“The Grim Reaper Smiles on the Goal Posts”
(click on image for full view)
At the end of the deadly 1905 football season (18 players died; the 1903 season killed 25), the above cartoon reflected the public’s view of football. Football, a game with its roots in an Ivy League ritual called “Bloody Monday,” faced its own demise when President Teddy Roosevelt – doing the 1905 equivalent of Tweeting – raised his “big stick” and threatened to ban football if it didn’t curb the violence killing the game and its players. How violent was it?

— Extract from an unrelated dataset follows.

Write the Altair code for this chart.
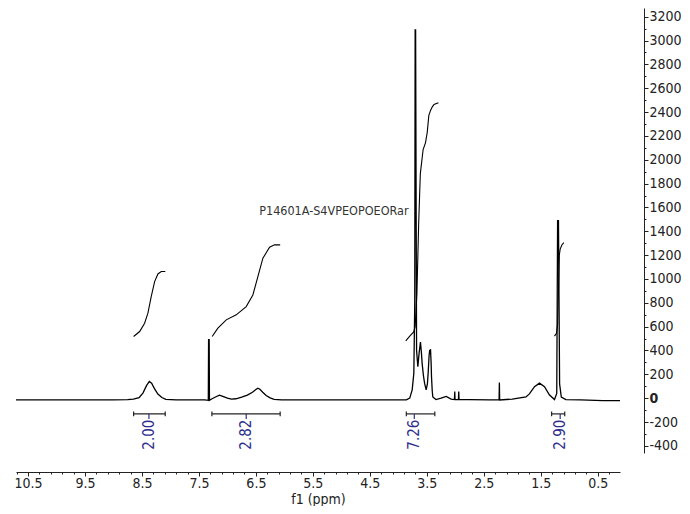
import altair as alt
import pandas as pd

# ---------------- data ----------------
spec_ppm = [10.71, 10.2, 9.6, 9.0, 8.75, 8.65, 8.55, 8.48, 8.42, 8.37, 8.33, 8.28, 8.22, 8.15, 8.08,
            7.9, 7.6, 7.40, 7.335, 7.33, 7.32, 7.315, 7.27, 7.20, 7.14, 7.08, 7.00, 6.93, 6.85, 6.75,
            6.65, 6.56, 6.50, 6.465, 6.43, 6.38, 6.32, 6.25, 6.18, 6.05, 5.5, 4.5, 3.95, 3.86, 3.80,
            3.757, 3.728, 3.712, 3.705, 3.697, 3.68, 3.658, 3.635, 3.612, 3.595, 3.582, 3.56, 3.54,
            3.512, 3.49, 3.477, 3.46, 3.45, 3.435, 3.425, 3.418, 3.405, 3.395, 3.34, 3.25, 3.16, 3.074,
            3.015, 3.010, 3.005, 2.945, 2.940, 2.935, 2.75, 2.4, 2.232, 2.227, 2.222, 2.0, 1.76, 1.70,
            1.61, 1.523, 1.435, 1.35, 1.26, 1.22, 1.205, 1.19, 1.17, 1.14, 1.06, 0.8, 0.41, 0.11]
spec_int = [-15, -15, -15, -15, -12, -8, 5, 45, 105, 140, 125, 80, 35, 5, -10,
            -15, -15, -15, -18, 490, 490, -18, -5, 12, 25, 15, 0, -8, -5, 8,
            25, 50, 72, 84, 75, 50, 22, 2, -10, -15, -15, -15, -15, -14, 0,
            70, 210, 800, 3090, 3090, 400, 265, 380, 470, 380, 290, 190, 126,
            70, 120, 210, 360, 400, 405, 300, 180, 60, 10, -12, 0, 15, -8,
            -12, 55, -12, -10, 55, -10, -12, -15, -15, 131, -15, -8, 10, 36,
            97, 126, 97, 28, -12, 40, 1489, 1489, 120, 10, -12, -15, -20, -20]

int1_ppm = [8.646, 8.54, 8.453, 8.395, 8.337, 8.277, 8.22, 8.161, 8.09]
int1_val = [517, 559, 629, 713, 852, 978, 1042, 1062, 1062]
int2_ppm = [7.267, 7.167, 7.02, 6.845, 6.67, 6.553, 6.465, 6.377, 6.26, 6.172, 6.074]
int2_val = [517, 587, 657, 699, 768, 866, 1020, 1174, 1266, 1286, 1286]
int3_ppm = [3.87, 3.80, 3.73, 3.705, 3.674, 3.644, 3.614, 3.565, 3.523, 3.493, 3.465, 3.433,
            3.404, 3.374, 3.296]
int3_val = [480, 520, 555, 600, 880, 1452, 1884, 2086, 2144, 2230, 2372, 2416, 2444, 2464, 2478]
int4_ppm = [1.26, 1.225, 1.205, 1.19, 1.175, 1.16, 1.13, 1.096]
int4_val = [520, 545, 620, 900, 1200, 1250, 1285, 1305]

br_start = [8.646, 7.272, 3.86, 1.31]
br_end = [8.091, 6.074, 3.36, 1.08]
br_center = [8.377, 6.67, 3.72, 1.16]
br_label = ["2.00", "2.82", "7.26", "2.90"]

sample_name = "P14601A-S4VPEOPOEORar"
sample_ppm = 3.82
sample_val = 1571

x_labels = [10.5, 9.5, 8.5, 7.5, 6.5, 5.5, 4.5, 3.5, 2.5, 1.5, 0.5]
y_labels = [-400, -200, 0, 200, 400, 600, 800, 1000, 1200, 1400, 1600, 1800, 2000, 2200,
            2400, 2600, 2800, 3000, 3200]

# ---------------- tables ----------------
spec = pd.DataFrame({"ppm": spec_ppm, "val": spec_int, "i": range(len(spec_ppm))})
rows = []
for k, (pp, vv) in enumerate([(int1_ppm, int1_val), (int2_ppm, int2_val),
                              (int3_ppm, int3_val), (int4_ppm, int4_val)]):
    for j, (p, v) in enumerate(zip(pp, vv)):
        rows.append({"ppm": p, "val": v, "curve": k, "i": j})
integ = pd.DataFrame(rows)
br = pd.DataFrame({"a": br_start, "b": br_end, "c": br_center, "lab": br_label})
br["y"] = -132
br["cap1"] = -112
br["cap2"] = -152
br["tick2"] = -175
br["ty"] = -180
ann = pd.DataFrame({"ppm": [sample_ppm], "val": [sample_val], "t": [sample_name]})

FONT = "Liberation Sans Narrow, DejaVu Sans Condensed, sans-serif"
NAVY = "#2e2e8c"

# tick positions: labelled ones plus minor ones in between
x_ticks = sorted({round(v - 0.2 * k, 1) for v in x_labels for k in range(5)} | {10.7}, reverse=True)
x_ticks = [t for t in x_ticks if 0.11 <= t <= 10.71]
y_ticks = sorted({v + 100 for v in y_labels[:-1]} | set(y_labels))

X_MAJOR = "abs(round(datum.value * 10) % 10) == 5"
Y_MAJOR = "datum.value % 200 == 0"

xaxis = alt.Axis(
    orient="bottom", offset=19, values=x_ticks, tickCount=500, grid=False,
    labelExpr=X_MAJOR + " ? format(datum.value, '.1f') : ''",
    labelOverlap=False, labelFlush=False, labelFont=FONT, labelFontSize=14,
    labelColor="#222", labelPadding=0,
    tickSize={"condition": {"test": X_MAJOR, "value": 4}, "value": 2},
    tickColor="#222", domainColor="#222", title="f1 (ppm)", titleFont=FONT,
    titleFontSize=14, titleFontWeight="normal", titleColor="#222", titlePadding=2,
)
yaxis = alt.Axis(
    orient="right", offset=24, values=y_ticks, tickCount=500, grid=False,
    labelExpr=Y_MAJOR + " ? toString(datum.value) : ''",
    labelOverlap=False, labelFlush=False, labelFont=FONT, labelFontSize=14,
    labelFontWeight={"condition": {"test": "datum.value == 0", "value": "bold"}, "value": "normal"},
    labelColor="#222", labelPadding=1, labelBaseline="middle",
    tickSize={"condition": {"test": Y_MAJOR, "value": 4}, "value": 2},
    tickColor="#222", domainColor="#222", title=None,
)

xscale = alt.Scale(domain=[0.11, 10.71], reverse=True, nice=False, zero=False)
yscale = alt.Scale(domain=[-460, 3273], nice=False, zero=False)

spectrum = alt.Chart(spec).mark_line(color="black", strokeWidth=1.3).encode(
    x=alt.X("ppm:Q", scale=xscale, axis=xaxis),
    y=alt.Y("val:Q", scale=yscale, axis=yaxis),
    order="i:Q",
)
integrals = alt.Chart(integ).mark_line(color="black", strokeWidth=1.1).encode(
    x=alt.X("ppm:Q"),
    y=alt.Y("val:Q"),
    detail="curve:N",
    order="i:Q",
)
bar = alt.Chart(br).mark_rule(color="#222", strokeWidth=1.2).encode(
    x=alt.X("a:Q"), x2="b:Q", y=alt.Y("y:Q"),
)
cap_a = alt.Chart(br).mark_rule(color="#222", strokeWidth=1.2).encode(
    x=alt.X("a:Q"), y=alt.Y("cap1:Q"), y2="cap2:Q",
)
cap_b = alt.Chart(br).mark_rule(color="#222", strokeWidth=1.2).encode(
    x=alt.X("b:Q"), y=alt.Y("cap1:Q"), y2="cap2:Q",
)
ctick = alt.Chart(br).mark_rule(color=NAVY, strokeWidth=1.2).encode(
    x=alt.X("c:Q"), y=alt.Y("y:Q"), y2="tick2:Q",
)
labels = alt.Chart(br).mark_text(
    angle=270, align="right", baseline="middle", font=FONT, fontSize=15, color=NAVY
).encode(
    x=alt.X("c:Q"), y=alt.Y("ty:Q"), text="lab:N",
)
name = alt.Chart(ann).mark_text(
    align="right", baseline="middle", font=FONT, fontSize=12.5, color="#333"
).encode(
    x=alt.X("ppm:Q"), y=alt.Y("val:Q"), text="t:N",
)

chart = alt.layer(spectrum, integrals, bar, cap_a, cap_b, ctick, labels, name).properties(
    width=604, height=445,
    padding={"left": 5, "top": 0, "right": 0, "bottom": 0},
    background="white",
).configure_view(stroke=None).configure_axis(
    labelOverlap=False, labelFlush=False, grid=False
)

chart.save("out.html", embed_options={"renderer": "svg", "actions": False})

Back in the day, football was a 22-man cage fight with one rule: “Anything goes.” Slugging, kicking, hair-pulling, dirt-flinging, “face-stomping,” and “free-lunching” (biting), were all legal.
One thing that was illegal was the forward pass.
In 1906, of all the rule changes that were instituted to save football from its bloody march down the field to the “dead zone,” was the legalization of the forward pass. But purists hated it. It would turn football players into sissies throwing the ball around like basketball players. To cripple the forward pass, the purists slapped incomplete passes with severe penalties.
The first player to throw both an incomplete and complete pass in the 1906 season was Bradbury Robinson (right) of St. Louis University.
But the pass was still considered a freak play. Coach Pop Warner called it the “bastard” of football.
In 1907, the harshest penalties grounding the forward pass were lifted. Pop Warner, the “Old Fox” who coached the Carlisle Indians of the Carlisle Indian School, changed his tune when he saw that his quarterback, Frank Mt. Pleasant, (above) could throw the fat, rugby-style ball 50 yards. The first bomb in Pop’s “air attack” – Mt. Pleasant to Albert Exendine! – was thrown on Sept. 28th.
On Oct. 26th, 1907, Pop Warner and the Indians debuted the revolutionary “single wing” formation (now called the “wildcat”) against the mighty U Penn Quakers. The single wing created a kaleidoscope of possibilities: multiple backs able to receive the snap and run, handoff, pass, or kick. The Indians unfurling of the single wing and the first true “passing game” turned them into a soaring raptor that devoured the Quakers.
By 1905, football had descended into the fiery caldron of destruction. In 1907, with the launch of the passing game by the Carlisle Indians, football’s Phoenix rose from the flames, and the modern game was born.